A chamber ensemble swims in the subtle undercurrent of menace and
despair that runs through “Infusion,” the low strings groaning beneath
the tense apprehension of the bowed violins. This is the darkest hour
of the film, that extended instant of total despair when odds are
insurmountable, decks are stacked, all hope is lost and fortune
tellers shake their heads in dismay. Trumpets are introduced in the
final thirty seconds as the breaking of dawn and the revelation of a
course of action is revealed. The music shifts immediately, springing
into the industrial beat of “Delos (one way – slight return),” an
action sequence track where the slow despair of “Infusion” is
dismissed by blocky beats and grainy static. And guitars find their
way into the chaotic mix as “Exile” thunders through, a turbulence
that swirls everything together (including a few random cows that have
wandered across the road to provide some vocal samples) into a heady
mix of Autobahn pursuit.

Subtitled “Fairy Tales for the Illiterati,” Artridge’s first record,
Finished Soundtracks for an Unshot Film, plays out like movie music
for an urban European gangster flick, something that Guy Ritchie may
have shot before he tried to support his wife’s attempts at cinematic
validation.

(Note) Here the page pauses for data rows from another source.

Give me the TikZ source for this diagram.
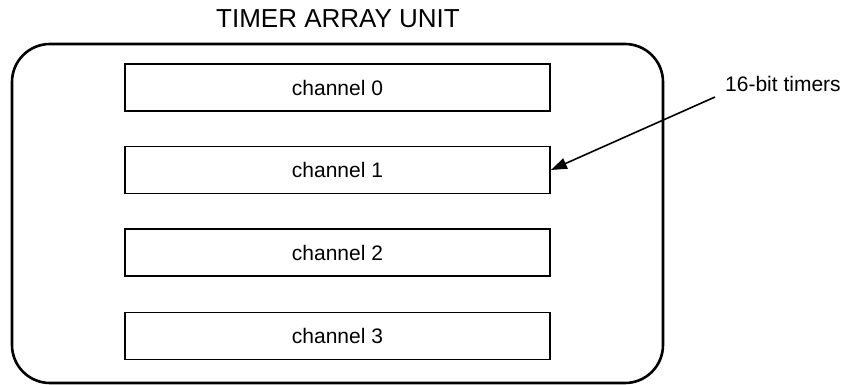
\documentclass[tikz,border=0pt]{standalone}
\usepackage{fontspec}
\setmainfont{Liberation Sans}
\usetikzlibrary{arrows.meta}
\begin{document}
\begin{tikzpicture}[x=1pt,y=-1pt,
  chanbox/.style={draw,line width=1.8pt,minimum width=425pt,minimum height=47pt,inner sep=0pt,font=\fontsize{21}{24}\selectfont},
  outerbox/.style={draw,line width=2.6pt,rounded corners=38pt,inner sep=0pt,minimum width=651pt,minimum height=339pt},
  lbl/.style={inner sep=0pt,font=\fontsize{21}{24}\selectfont},
  ttl/.style={inner sep=0pt,font=\fontsize{26}{30}\selectfont},
  pointer/.style={line width=1.6pt,-{Triangle[length=16pt,width=11pt]}}]
\useasboundingbox (0,0) rectangle (848,385);
\node[outerbox] (unit) at (337.5,213.5) {};
\node[ttl] (title) at (338,19) {TIMER ARRAY UNIT};
\node[chanbox] (c0) at (337.5,87.5) {channel 0};
\node[chanbox] (c1) at (337.5,170) {channel 1};
\node[chanbox] (c2) at (337.5,252.5) {channel 2};
\node[chanbox] (c3) at (337.5,336) {channel 3};
\node[lbl,anchor=west] (note) at (725,84) {16-bit timers};
\coordinate (start) at (715,97);
\draw[pointer] (start) -- (c1.east);
\end{tikzpicture}
\end{document}
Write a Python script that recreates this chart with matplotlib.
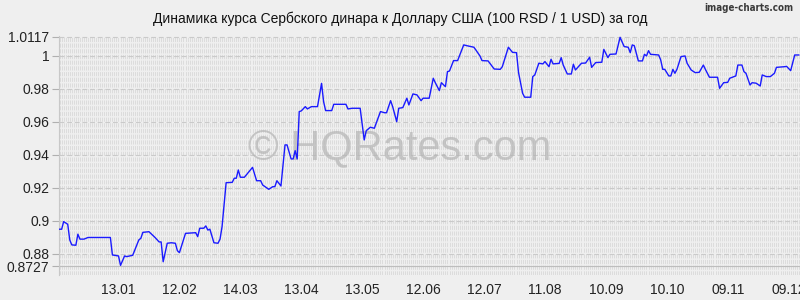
import numpy as np
import matplotlib
matplotlib.use('Agg')
from matplotlib import pyplot as plt

plt.rcParams['font.family'] = ['Liberation Sans', 'DejaVu Sans']
plt.rcParams['lines.scale_dashes'] = False

title = 'Динамика курса Сербского динара к Доллару США (100 RSD / 1 USD) за год'

# day index (0 = 15.12) and rate
days = [0, 1, 2, 4, 5, 6, 8, 9, 10, 12, 14, 25, 26, 29, 30, 32, 33, 36, 39, 40,
        41, 44, 47, 49, 50, 51, 53, 55, 57, 58, 59, 62, 67, 68, 69, 71, 72, 73, 74, 76,
        78, 79, 80, 82, 85, 86, 87, 88, 89, 91, 95, 97, 99, 100, 103, 105, 106, 107, 109, 111,
        112, 114, 115, 116, 117, 118, 119, 121, 122, 124, 127, 129, 130, 131, 134, 135, 141, 142, 144, 148,
        150, 151, 153, 155, 158, 160, 161, 163, 164, 166, 167, 169, 171, 172, 174, 176, 178, 179, 182, 184,
        185, 187, 188, 190, 191, 192, 194, 196, 199, 201, 204, 205, 207, 208, 211, 214, 217, 218, 221, 223,
        225, 226, 228, 229, 232, 233, 234, 236, 238, 239, 241, 242, 243, 246, 247, 248, 250, 252, 253, 254,
        257, 259, 261, 262, 264, 267, 268, 270, 271, 274, 276, 278, 280, 281, 282, 283, 285, 287, 288, 289,
        290, 291, 295, 296, 297, 298, 300, 301, 302, 303, 304, 306, 308, 309, 311, 313, 315, 317, 318, 320,
        324, 325, 327, 329, 330, 333, 334, 336, 337, 338, 340, 341, 343, 345, 346, 348, 350, 352, 353, 357,
        358, 360, 362, 364]
rate = [0.895, 0.895, 0.8996, 0.898, 0.8885, 0.8855, 0.8853, 0.892, 0.889, 0.889, 0.890, 0.890, 0.8794, 0.8788, 0.8731, 0.8788, 0.8784, 0.8792, 0.8885, 0.8895,
        0.8931, 0.8935, 0.890, 0.8873, 0.8873, 0.8753, 0.8865, 0.8868, 0.8865, 0.882, 0.8808, 0.8925, 0.8929, 0.8905, 0.8956, 0.8956, 0.897, 0.8945, 0.895, 0.8868,
        0.8865, 0.889, 0.8966, 0.9232, 0.9234, 0.9259, 0.9259, 0.9309, 0.9265, 0.9265, 0.9325, 0.9244, 0.9244, 0.9218, 0.9192, 0.9208, 0.9208, 0.9244, 0.9212, 0.9461,
        0.9461, 0.9376, 0.9376, 0.9426, 0.9376, 0.9663, 0.9667, 0.9693, 0.9679, 0.9693, 0.9693, 0.9834, 0.9723, 0.9669, 0.9669, 0.9707, 0.9707, 0.9679, 0.9683, 0.9683,
        0.9491, 0.9547, 0.9568, 0.9562, 0.9663, 0.9656, 0.9656, 0.9729, 0.9693, 0.9602, 0.9683, 0.9687, 0.9744, 0.9703, 0.977, 0.9764, 0.9729, 0.9744, 0.9744, 0.9865,
        0.9838, 0.979, 0.9838, 0.9814, 0.9905, 0.9909, 0.9972, 0.9972, 1.0067, 1.0061, 1.0053, 1.0036, 1.0, 0.9972, 0.997, 0.9921, 0.9919, 0.9935, 1.0053, 1.0022,
        1.002, 0.9899, 0.9774, 0.975, 0.975, 0.9875, 0.9885, 0.9956, 0.9952, 0.9966, 0.9935, 0.998, 0.9952, 0.9955, 0.999, 0.9945, 0.9891, 0.9891, 0.995, 0.9915,
        0.9956, 0.9957, 0.9992, 0.9931, 0.996, 0.9962, 1.004, 0.999, 1.001, 1.0012, 1.0113, 1.0057, 1.0053, 1.002, 1.0067, 1.0062, 0.997, 0.997, 1.001, 1.0,
        1.0032, 1.001, 1.0006, 0.9976, 0.9919, 0.9919, 0.9879, 0.9879, 0.9919, 0.9895, 0.9919, 0.9996, 1.0, 0.9956, 0.9915, 0.9899, 0.9901, 0.9945, 0.9919, 0.9871,
        0.9871, 0.9804, 0.9838, 0.984, 0.9865, 0.9879, 0.9945, 0.9945, 0.9905, 0.9895, 0.9824, 0.9838, 0.9835, 0.9818, 0.9885, 0.9875, 0.9875, 0.9895, 0.9931, 0.9935,
        0.9937, 0.9911, 1.0006, 1.0006]

xtick_days = [29, 59, 89, 119, 149, 179, 209, 239, 269, 299, 329, 359]
xtick_labels = ['13.01', '12.02', '14.03', '13.04', '13.05', '12.06', '12.07', '11.08', '10.09', '10.10', '09.11', '09.12']
yticks = [0.8727, 0.88, 0.9, 0.92, 0.94, 0.96, 0.98, 1.0, 1.0117]
ytick_labels = ['0.8727', '0.88', '0.9', '0.92', '0.94', '0.96', '0.98', '1', '1.0117']

bg = '#efefef'
fig = plt.figure(figsize=(8, 3), dpi=100, facecolor=bg)
ax = fig.add_axes([0.07375, 0.083, 0.92625, 0.797])
ax.set_facecolor(bg)

ax.set_xlim(-0.3, 364.6)
ax.set_ylim(0.8672, 1.0121)

# dense dashed vertical grid
for d in np.arange(0, 365, 1.0):
    ax.axvline(d, color='#dcdcdc', lw=0.7, dashes=(3, 1.1), zorder=0)
for v in yticks:
    ax.axhline(v, color='#cacaca', lw=0.8, dashes=(3.5, 2), zorder=1)
ax.axhline(0.8727, color='#bdbdbd', lw=0.8, zorder=1)

ax.plot(days, rate, color='#1a1aff', lw=1.0, zorder=3)

for s in ['top', 'right', 'bottom']:
    ax.spines[s].set_visible(False)
ax.spines['left'].set_color('#c8c8c8')
ax.spines['left'].set_linewidth(0.8)

ax.set_yticks(yticks)
ax.set_yticklabels(ytick_labels)
ax.set_xticks(xtick_days)
ax.set_xticklabels(xtick_labels)
ax.tick_params(axis='y', length=5, color='#b0b0b0', labelsize=10, pad=2, labelcolor='#222222')
ax.tick_params(axis='x', length=0, labelsize=10, pad=6, labelcolor='#222222')

fig.text(0.5, 0.937, title, ha='center', va='center', fontsize=10, color='#111111')
fig.text(0.992, 0.99, 'image-charts.com', ha='right', va='top', fontsize=7,
         color='#3a3a3a', family='DejaVu Sans', fontstretch='condensed', weight='bold')
ax.text(0.46, 0.53, '© HQRates.com', transform=ax.transAxes, ha='center', va='center',
        fontsize=30, color='#b4b4b4', alpha=0.7, zorder=2)

fig.savefig('out.png', dpi=100, facecolor=bg)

There’s a liberating Continental energy to the
instrumental work — a fine cigarettes, old wine, stolen art, chase
scenes through historical architecture, sexy women in silk dresses,
men in Italian-tailored action pants vibe to the music. A good
soundtrack can go a long way to making a plan seem possible. Now, if
you’ll excuse me, I’ve got a heist at the Louvre to organize. I’ve
got the right mood music.

Finished Soundtracks for Unshot Films is out now through SX Distribution.